A hot blast greeted them when they hauled open the heavy glass-paned door of the restaurant. The hostess, a hefty woman whom Coop knew well, seemed to get the idea that this was a special night. She deposited Coop and Wanda in a booth and left them alone. Gina, too busy to flirt, marked them as special customers only by dropping her voice an octave when taking their order, from the syrupy soprano she used with other tables to her regular smoker’s rasp. Maybe she would tease Coop tomorrow about being taken out by his little sister, but Wanda didn’t mind. Time spent with Randy and Melissa made Wanda realize that Coop was the one person in her life worth loving.

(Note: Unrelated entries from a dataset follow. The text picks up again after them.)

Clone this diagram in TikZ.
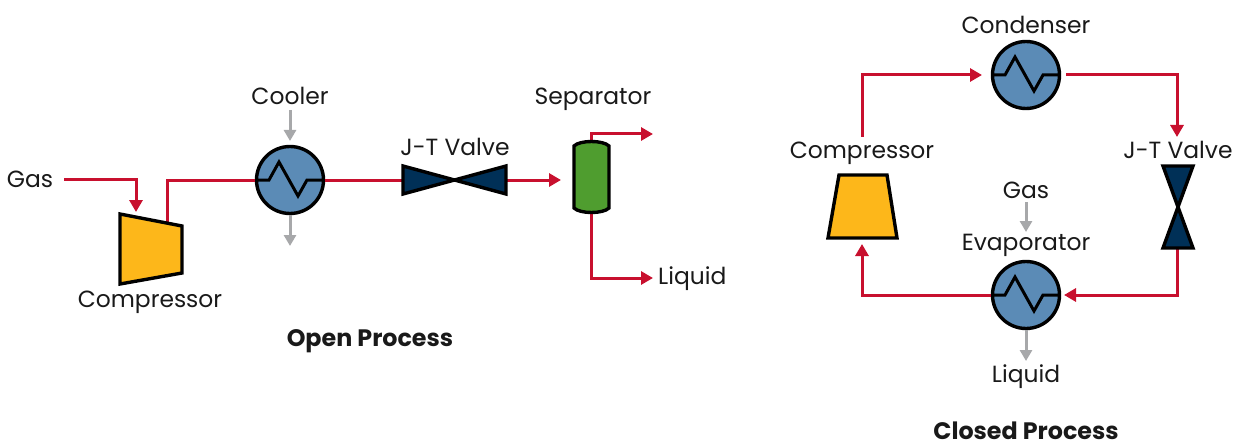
\documentclass[tikz,border=0pt]{standalone}
\usepackage{fontspec}
\setmainfont{Poppins}
\usetikzlibrary{arrows.meta}
\definecolor{HXblue}{RGB}{91,139,182}
\definecolor{CompOrange}{RGB}{253,183,26}
\definecolor{ValveNavy}{RGB}{0,48,87}
\definecolor{SepGreen}{RGB}{79,157,47}
\definecolor{FlowRed}{RGB}{200,16,46}
\definecolor{UtilGray}{RGB}{167,168,170}
\tikzset{
	lbl/.style={anchor=base,inner sep=0pt,text=black!90,font=\fontsize{23.4}{26}\selectfont},
	ttl/.style={lbl,font=\fontsize{23.8}{26}\selectfont\bfseries},
	hx/.style={circle,draw=black,line width=3.4pt,fill=HXblue,minimum size=67pt,inner sep=0pt},
	unit/.style={draw=black,line width=3.4pt,line join=miter},
	flow/.style={draw=FlowRed,line width=3pt,-{Triangle[length=12pt,width=13pt]}},
	flowin/.style={draw=FlowRed,line width=3pt},
	util/.style={draw=UtilGray,line width=3pt,-{Triangle[length=11pt,width=12pt]}}
}
\begin{document}
\begin{tikzpicture}[x=1pt,y=-1pt]
\useasboundingbox (0,0) rectangle (1239,441);
% red lines under the units
\coordinate (compOutA) at (167,225);
\coordinate (valveAw) at (403,180);
\coordinate (valveAe) at (506,180);
\coordinate (sepTop) at (591,141);
\coordinate (sepBot) at (591,213);
\coordinate (sepIn) at (561,180);
\coordinate (topEnd) at (653,134);
\coordinate (botEnd) at (653,278);
\coordinate (compTop) at (862,137);
\coordinate (compBot) at (862,244);
\coordinate (valveBs) at (1177,248);
\coordinate (valveBn) at (1177,137);
\coordinate (gasIn) at (136,212);
% heat exchangers
\foreach \N/\X/\Y in {cooler/290/180,condenser/1026/75,evaporator/1026/295}
{\node[hx] (\N) at (\X,\Y) {};
\draw[line width=3pt,line join=miter] (\X-33,\Y) -- (\X-21,\Y) -- (\X-11,\Y-18) -- (\X+8,\Y+16) -- (\X+17,\Y) -- (\X+33,\Y);
}
% open process
\node[lbl] (gas) at (30,187) {Gas};
\node[lbl] (cooltxt) at (290,105) {Cooler};
\node[lbl] (comptxt) at (150,307) {Compressor};
\node[lbl] (valvetxt) at (455,156) {J-T Valve};
\node[lbl] (septxt) at (593,105) {Separator};
\node[lbl,anchor=base west] (liqtxt) at (658,284) {Liquid};
\node[ttl] (opentxt) at (370,346) {Open Process};
\draw[flow] (64,179) -| (gasIn);
\draw[flowin] (compOutA) |- (cooler.west);
\draw[flowin] (cooler.east) -- (valveAw);
\draw[flow] (valveAe) -- (sepIn);
\draw[flow] (sepTop) |- (topEnd);
\draw[flow] (sepBot) |- (botEnd);
\draw[util] (290,110) -- (290,141);
\draw[util] (cooler.south) -- (290,246);
\draw[unit,fill=CompOrange] (120,214) -- (182,226) -- (182,273) -- (120,284) -- cycle;
\draw[unit,fill=ValveNavy] (403,166) -- (506,194) -- (506,166) -- (403,194) -- cycle;
\draw[unit,fill=SepGreen] (574,146) .. controls (580,140) and (603,140) .. (609,146) -- (609,208) .. controls (603,214) and (580,214) .. (574,208) -- cycle;
% closed process
\node[lbl] (condtxt) at (1026,34) {Condenser};
\node[lbl] (compbtxt) at (862,158) {Compressor};
\node[lbl] (valvebtxt) at (1178,158) {J-T Valve};
\node[lbl] (gasb) at (1026,198) {Gas};
\node[lbl] (evaptxt) at (1026,250) {Evaporator};
\node[lbl] (liqb) at (1026,382) {Liquid};
\node[ttl] (closedtxt) at (1026,439) {Closed Process};
\draw[flow] (compTop) |- (982,75);
\draw[flow] (1066,75) -| (valveBn);
\draw[flow] (valveBs) |- (1064,295);
\draw[flow] (evaporator.west) -| (compBot);
\draw[util] (1026,202) -- (1026,232);
\draw[util] (evaporator.south) -- (1026,361);
\draw[unit,fill=CompOrange] (839,175) -- (887,175) -- (897,238) -- (828,238) -- cycle;
\draw[unit,fill=ValveNavy] (1163,166) -- (1193,166) -- (1163,248) -- (1193,248) -- cycle;
\end{tikzpicture}
\end{document}
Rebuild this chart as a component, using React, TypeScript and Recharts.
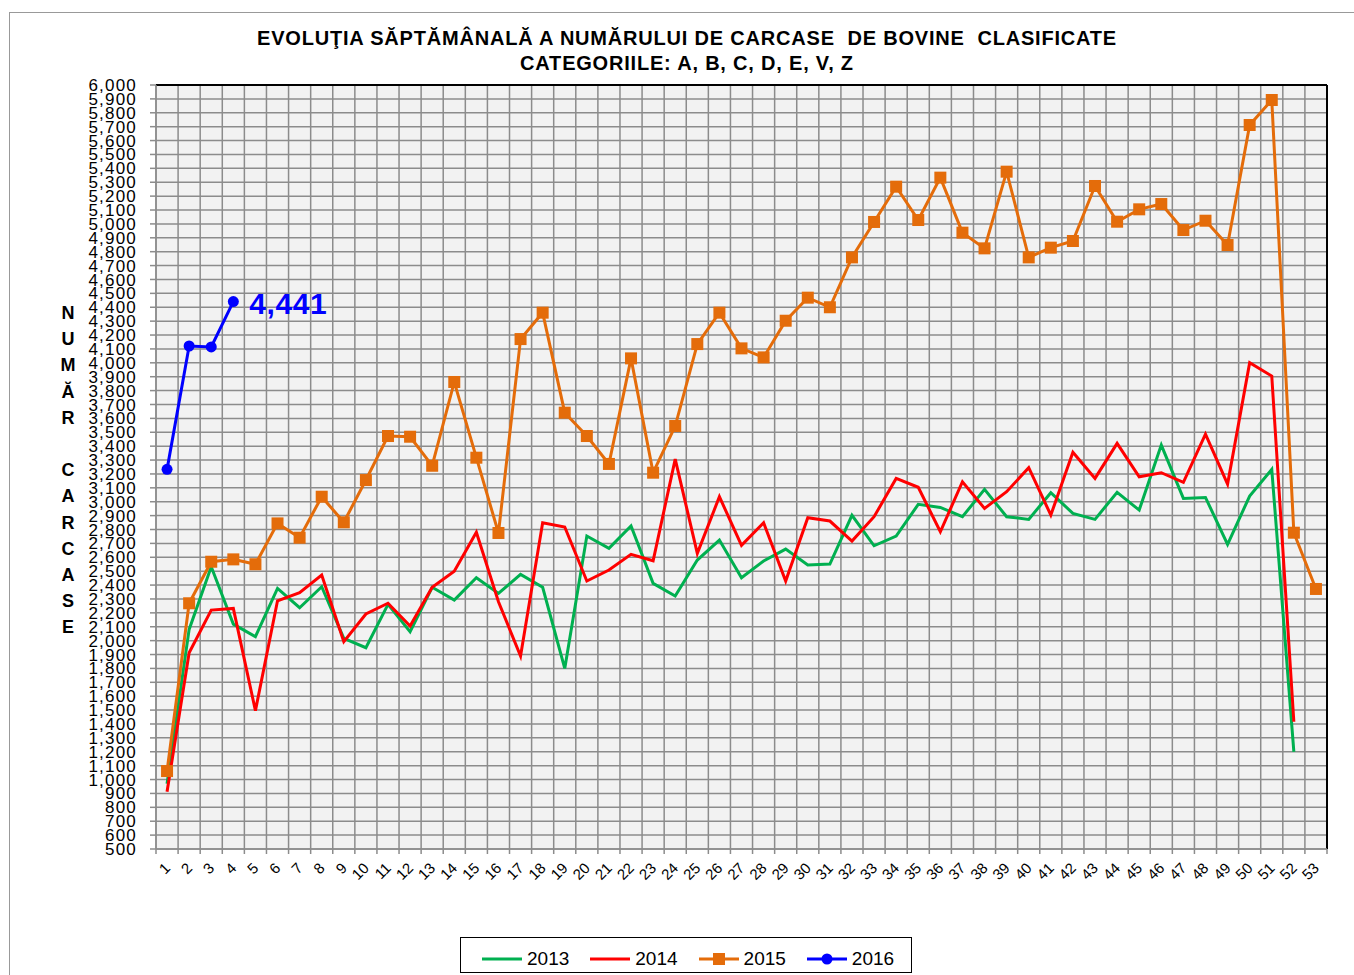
import React from 'react';
import { LineChart, Line, XAxis, YAxis, CartesianGrid, ReferenceLine, LabelList } from 'recharts';

const weeks = [1, 2, 3, 4, 5, 6, 7, 8, 9, 10, 11, 12, 13, 14, 15, 16, 17, 18, 19, 20, 21, 22, 23, 24, 25, 26, 27, 28, 29, 30, 31, 32, 33, 34, 35, 36, 37, 38, 39, 40, 41, 42, 43, 44, 45, 46, 47, 48, 49, 50, 51, 52, 53];

const s2013 = [970, 2081, 2532, 2119, 2028, 2376, 2237, 2388, 2016, 1949, 2261, 2064, 2384, 2292, 2453, 2340, 2477, 2384, 1800, 2753, 2664, 2825, 2412, 2321, 2580, 2724, 2453, 2573, 2659, 2544, 2551, 2902, 2683, 2753, 2981, 2959, 2892, 3089, 2892, 2873, 3065, 2916, 2873, 3068, 2940, 3408, 3024, 3031, 2693, 3041, 3233, 1200];
const s2014 = [912, 1913, 2220, 2232, 1496, 2287, 2345, 2472, 1992, 2192, 2269, 2105, 2384, 2500, 2780, 2280, 1889, 2849, 2818, 2429, 2508, 2621, 2575, 3307, 2628, 3036, 2686, 2849, 2429, 2885, 2861, 2717, 2892, 3168, 3104, 2784, 3144, 2952, 3072, 3245, 2904, 3356, 3168, 3420, 3180, 3209, 3140, 3487, 3127, 4001, 3905, 1416];
const s2015 = [1061, 2269, 2568, 2585, 2550, 2844, 2741, 3036, 2852, 3156, 3473, 3468, 3259, 3862, 3317, 2775, 4171, 4361, 3641, 3473, 3272, 4032, 3209, 3545, 4135, 4361, 4104, 4039, 4303, 4469, 4400, 4759, 5014, 5268, 5028, 5333, 4937, 4824, 5376, 4759, 4829, 4877, 5273, 5016, 5105, 5143, 4956, 5023, 4848, 5712, 5892, 2777, 2372];
const s2016 = [3233, 4121, 4114, 4441];

const seriesNames = ['2013', '2014', '2015', '2016'];
const seriesColors = ['#00b050', '#ff0000', '#e46c0a', '#0000ff'];

const yMin = 500;
const yMax = 6000;
const yStep = 100;
const yTicks = Array.from({ length: (yMax - yMin) / yStep + 1 }, (_, i) => yMin + i * yStep);
const gridTicks = [...weeks.map((w) => w - 0.5), weeks[weeks.length - 1] + 0.5];

const titleLines = ['EVOLUŢIA SĂPTĂMÂNALĂ A NUMĂRULUI DE CARCASE  DE BOVINE  CLASIFICATE', 'CATEGORIILE: A, B, C, D, E, V, Z'];
const yTitle = 'NUMĂR CARCASE';

const data = weeks.map((w, i) => ({
  week: w,
  y2013: s2013[i] ?? null,
  y2014: s2014[i] ?? null,
  y2015: s2015[i] ?? null,
  y2016: s2016[i] ?? null,
}));

const FONT = '"Liberation Sans", Arial, Helvetica, sans-serif';
const fmt = (v: number) => v.toLocaleString('en-US');

const SquareDot = (props: any) => {
  const { cx, cy } = props;
  if (cx == null || cy == null || props.value == null) return <g />;
  return <rect x={cx - 6} y={cy - 6} width={12} height={12} fill={seriesColors[2]} />;
};

const CircleDot = (props: any) => {
  const { cx, cy } = props;
  if (cx == null || cy == null || props.value == null) return <g />;
  return <circle cx={cx} cy={cy} r={5.5} fill={seriesColors[3]} />;
};

const XTick = (props: any) => {
  const { x, y, payload } = props;
  const ax = x + 4;
  const ay = y + 12;
  return (
    <text x={ax} y={ay} textAnchor="end" fontSize={15} fill="#000" fontFamily={FONT} transform={`rotate(-45, ${ax}, ${ay})`}>
      {payload.value}
    </text>
  );
};

const EmptyTick = () => <g />;

const LastLabel = (props: any) => {
  const { x, y, value, index } = props;
  if (index !== s2016.length - 1) return <g />;
  return (
    <text x={x + 16} y={y + 12} fontSize={30} fontWeight="bold" fill={seriesColors[3]} fontFamily={FONT} letterSpacing={0.6}>
      {fmt(value)}
    </text>
  );
};

const LegendIcon = ({ i }: { i: number }) => (
  <svg width={42} height={14} style={{ display: 'block' }}>
    <line x1={1} y1={7} x2={41} y2={7} stroke={seriesColors[i]} strokeWidth={3} />
    {i === 2 && <rect x={15} y={1} width={12} height={12} fill={seriesColors[2]} />}
    {i === 3 && <circle cx={21} cy={7} r={5.5} fill={seriesColors[3]} />}
  </svg>
);

export default function App() {
  return (
    <div style={{ position: 'absolute', left: 0, top: 0, width: 1354, height: 975, background: '#fff', fontFamily: FONT, overflow: 'hidden' }}>
      <div style={{ position: 'absolute', left: 9, top: 12, width: 1400, height: 1000, border: '1.5px solid #999', boxSizing: 'border-box' }} />
      <div style={{ position: 'absolute', left: 87, top: 26, width: 1200, textAlign: 'center', fontWeight: 'bold', fontSize: 20, letterSpacing: 0.8, lineHeight: '25px', color: '#000', whiteSpace: 'pre' }}>
        {titleLines.map((t) => (
          <div key={t}>{t}</div>
        ))}
      </div>
      {yTitle.split('').map((ch, i) => (
        <div key={i} style={{ position: 'absolute', left: 53, top: 301 + i * 26.2, width: 30, textAlign: 'center', fontWeight: 'bold', fontSize: 18, lineHeight: '24px', color: '#000' }}>
          {ch === ' ' ? '' : ch}
        </div>
      ))}
      <div style={{ position: 'absolute', left: 0, top: 0 }}>
        <LineChart width={1354} height={975} data={data} margin={{ top: 85, right: 27, bottom: 80, left: 86 }}>
          <CartesianGrid xAxisId="grid" stroke="#8c8c8c" strokeWidth={1.5} fill="#f2f2f2" fillOpacity={1} />
          <XAxis
            xAxisId="grid"
            dataKey="week"
            type="number"
            domain={[gridTicks[0], gridTicks[gridTicks.length - 1]]}
            ticks={gridTicks}
            interval={0}
            allowDataOverflow
            height={6}
            tickSize={5}
            tick={EmptyTick}
            tickLine={{ stroke: '#8c8c8c', strokeWidth: 1.5 }}
            axisLine={{ stroke: '#8c8c8c', strokeWidth: 1.5 }}
          />
          <XAxis
            xAxisId="main"
            dataKey="week"
            type="number"
            domain={[gridTicks[0], gridTicks[gridTicks.length - 1]]}
            ticks={weeks}
            interval={0}
            allowDataOverflow
            height={40}
            tickSize={0}
            tickLine={false}
            axisLine={false}
            tick={XTick}
          />
          <YAxis
            domain={[yMin, yMax]}
            ticks={yTicks}
            interval={0}
            allowDataOverflow
            width={70}
            tickSize={6}
            tickMargin={13}
            tickFormatter={fmt}
            tick={{ fontSize: 17, fill: '#000', fontFamily: FONT, letterSpacing: 1.2 }}
            tickLine={{ stroke: '#8c8c8c', strokeWidth: 1.5 }}
            axisLine={{ stroke: '#8c8c8c', strokeWidth: 1.5 }}
          />
          <ReferenceLine y={yMax} xAxisId="grid" stroke="#000" strokeWidth={2} />
          <ReferenceLine x={gridTicks[gridTicks.length - 1]} xAxisId="grid" stroke="#000" strokeWidth={2} />
          <Line xAxisId="main" type="linear" dataKey="y2013" name={seriesNames[0]} stroke={seriesColors[0]} strokeWidth={3} dot={false} activeDot={false} isAnimationActive={false} />
          <Line xAxisId="main" type="linear" dataKey="y2014" name={seriesNames[1]} stroke={seriesColors[1]} strokeWidth={3} dot={false} activeDot={false} isAnimationActive={false} />
          <Line xAxisId="main" type="linear" dataKey="y2015" name={seriesNames[2]} stroke={seriesColors[2]} strokeWidth={3} dot={<SquareDot />} activeDot={false} isAnimationActive={false} />
          <Line xAxisId="main" type="linear" dataKey="y2016" name={seriesNames[3]} stroke={seriesColors[3]} strokeWidth={3} dot={<CircleDot />} activeDot={false} isAnimationActive={false}>
            <LabelList dataKey="y2016" content={<LastLabel />} />
          </Line>
        </LineChart>
      </div>
      <div style={{ position: 'absolute', left: 460, top: 937, width: 452, height: 36, border: '1.5px solid #000', boxSizing: 'border-box', display: 'flex', alignItems: 'center', paddingLeft: 20, gap: 20 }}>
        {seriesNames.map((n, i) => (
          <div key={n} style={{ display: 'flex', alignItems: 'center', gap: 4, fontSize: 19, color: '#000', lineHeight: '20px', paddingTop: 8 }}>
            <LegendIcon i={i} />
            <span>{n}</span>
          </div>
        ))}
      </div>
    </div>
  );
}
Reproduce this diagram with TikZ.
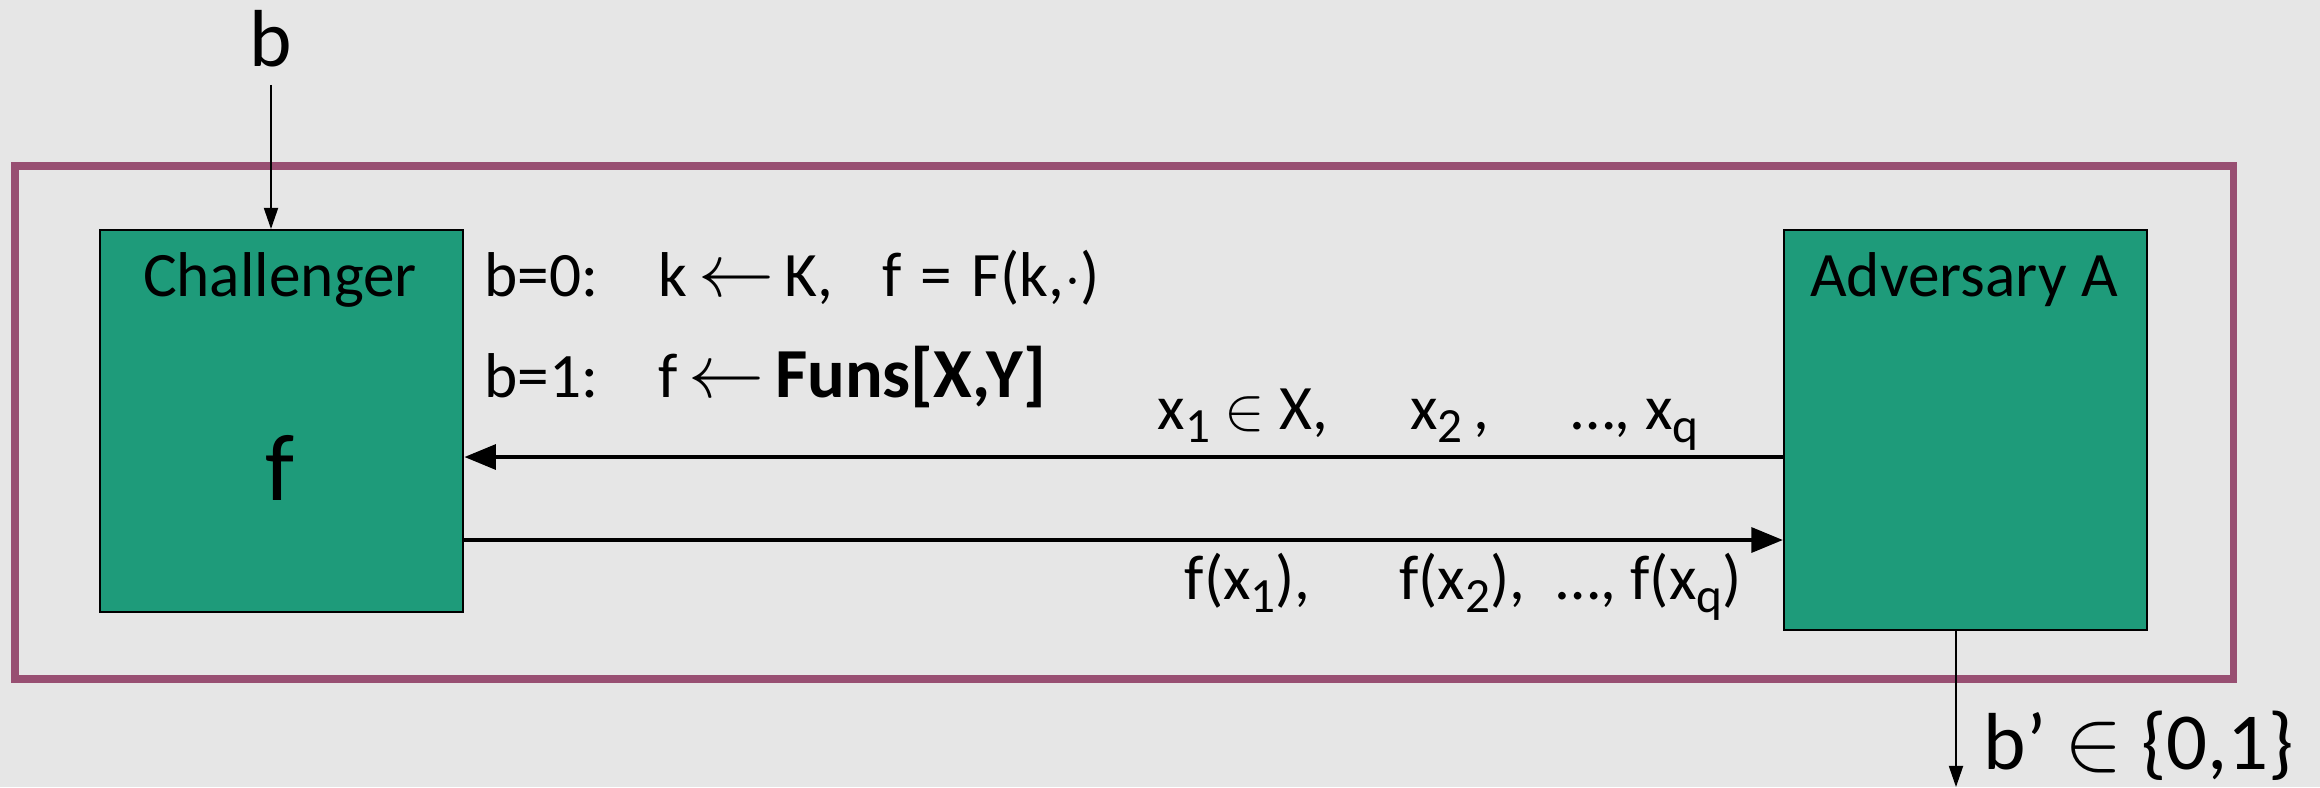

When Melissa had said, on that beautiful evening on the mountainside, “It’s forever,” she had made Wanda yearn to say that about someone, even if it was her brother, or a friend, or them, the Weston-Sloanes.
“Order surf and turf if you want,” Wanda told Coop. “I want to thank you for helping me out.”
The line of Coop’s smile lengthened with sincere emotion, his lips disappearing into his mouth.
SUNDAY NIGHT, SANDRA was so racked by waves of pain that she was up twice, vomiting, and in the morning her breath was so shallow that Abby called to push up the appointment to have her lungs tapped. Every Tuesday for months now they had inserted a needle through Sandra’s back and drained a week’s worth of fluid. To ask for a Monday appointment seemed to Abby a failing, not on the part of her mother but herself.